What is expected:
Repeat the data that follows, word for word, without the images.

Data shown:

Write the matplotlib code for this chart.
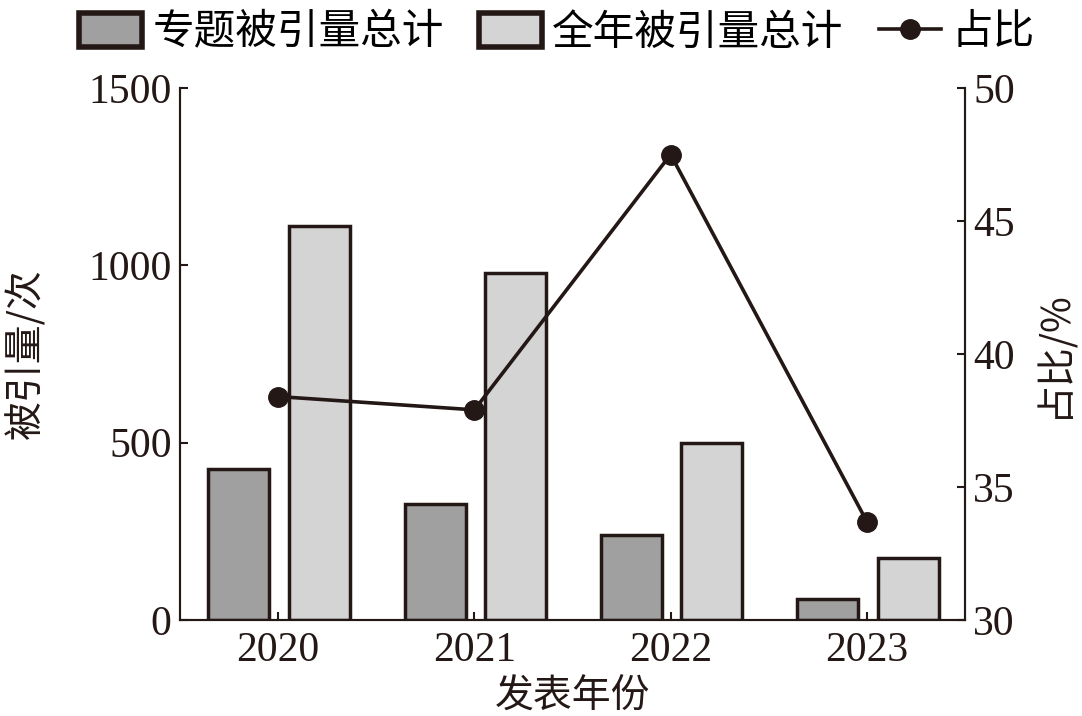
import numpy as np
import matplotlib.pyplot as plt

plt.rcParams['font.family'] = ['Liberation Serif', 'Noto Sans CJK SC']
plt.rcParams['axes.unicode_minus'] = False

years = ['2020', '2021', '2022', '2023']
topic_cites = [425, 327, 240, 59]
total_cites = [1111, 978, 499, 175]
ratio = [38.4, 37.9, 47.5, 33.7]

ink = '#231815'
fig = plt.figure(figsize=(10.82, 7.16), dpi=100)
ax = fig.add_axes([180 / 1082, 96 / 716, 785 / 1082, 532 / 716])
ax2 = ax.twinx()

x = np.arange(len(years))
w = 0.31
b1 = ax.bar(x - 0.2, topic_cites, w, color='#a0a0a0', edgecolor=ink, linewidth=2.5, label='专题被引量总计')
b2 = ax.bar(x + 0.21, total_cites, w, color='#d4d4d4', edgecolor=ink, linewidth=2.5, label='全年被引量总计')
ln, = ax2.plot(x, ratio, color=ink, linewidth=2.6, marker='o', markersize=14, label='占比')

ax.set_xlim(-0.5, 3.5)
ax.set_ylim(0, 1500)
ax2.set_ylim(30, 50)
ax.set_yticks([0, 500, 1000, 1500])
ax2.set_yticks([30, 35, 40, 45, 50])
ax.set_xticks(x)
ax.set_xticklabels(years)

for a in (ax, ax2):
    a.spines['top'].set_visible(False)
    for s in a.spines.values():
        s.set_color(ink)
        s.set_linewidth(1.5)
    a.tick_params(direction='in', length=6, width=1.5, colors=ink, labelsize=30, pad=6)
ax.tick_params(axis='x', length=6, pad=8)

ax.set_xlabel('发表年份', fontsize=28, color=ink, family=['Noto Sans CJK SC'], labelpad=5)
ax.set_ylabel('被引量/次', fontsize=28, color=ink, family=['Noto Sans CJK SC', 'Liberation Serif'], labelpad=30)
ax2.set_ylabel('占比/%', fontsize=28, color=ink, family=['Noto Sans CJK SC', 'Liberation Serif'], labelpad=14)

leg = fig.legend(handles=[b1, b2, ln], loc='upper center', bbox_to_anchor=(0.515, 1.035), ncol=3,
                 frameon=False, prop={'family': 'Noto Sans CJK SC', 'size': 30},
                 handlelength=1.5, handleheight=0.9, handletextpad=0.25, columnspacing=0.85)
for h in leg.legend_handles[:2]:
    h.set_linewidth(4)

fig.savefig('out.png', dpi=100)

Correct answer:
Write the matplotlib code for this chart.
import numpy as np
import matplotlib.pyplot as plt

plt.rcParams['font.family'] = ['Liberation Serif', 'Noto Sans CJK SC']
plt.rcParams['axes.unicode_minus'] = False

years = ['2020', '2021', '2022', '2023']
topic_cites = [425, 327, 240, 59]
total_cites = [1111, 978, 499, 175]
ratio = [38.4, 37.9, 47.5, 33.7]

ink = '#231815'
fig = plt.figure(figsize=(10.82, 7.16), dpi=100)
ax = fig.add_axes([180 / 1082, 96 / 716, 785 / 1082, 532 / 716])
ax2 = ax.twinx()

x = np.arange(len(years))
w = 0.31
b1 = ax.bar(x - 0.2, topic_cites, w, color='#a0a0a0', edgecolor=ink, linewidth=2.5, label='专题被引量总计')
b2 = ax.bar(x + 0.21, total_cites, w, color='#d4d4d4', edgecolor=ink, linewidth=2.5, label='全年被引量总计')
ln, = ax2.plot(x, ratio, color=ink, linewidth=2.6, marker='o', markersize=14, label='占比')

ax.set_xlim(-0.5, 3.5)
ax.set_ylim(0, 1500)
ax2.set_ylim(30, 50)
ax.set_yticks([0, 500, 1000, 1500])
ax2.set_yticks([30, 35, 40, 45, 50])
ax.set_xticks(x)
ax.set_xticklabels(years)

for a in (ax, ax2):
    a.spines['top'].set_visible(False)
    for s in a.spines.values():
        s.set_color(ink)
        s.set_linewidth(1.5)
    a.tick_params(direction='in', length=6, width=1.5, colors=ink, labelsize=30, pad=6)
ax.tick_params(axis='x', length=6, pad=8)

ax.set_xlabel('发表年份', fontsize=28, color=ink, family=['Noto Sans CJK SC'], labelpad=5)
ax.set_ylabel('被引量/次', fontsize=28, color=ink, family=['Noto Sans CJK SC', 'Liberation Serif'], labelpad=30)
ax2.set_ylabel('占比/%', fontsize=28, color=ink, family=['Noto Sans CJK SC', 'Liberation Serif'], labelpad=14)

leg = fig.legend(handles=[b1, b2, ln], loc='upper center', bbox_to_anchor=(0.515, 1.035), ncol=3,
                 frameon=False, prop={'family': 'Noto Sans CJK SC', 'size': 30},
                 handlelength=1.5, handleheight=0.9, handletextpad=0.25, columnspacing=0.85)
for h in leg.legend_handles[:2]:
    h.set_linewidth(4)

fig.savefig('out.png', dpi=100)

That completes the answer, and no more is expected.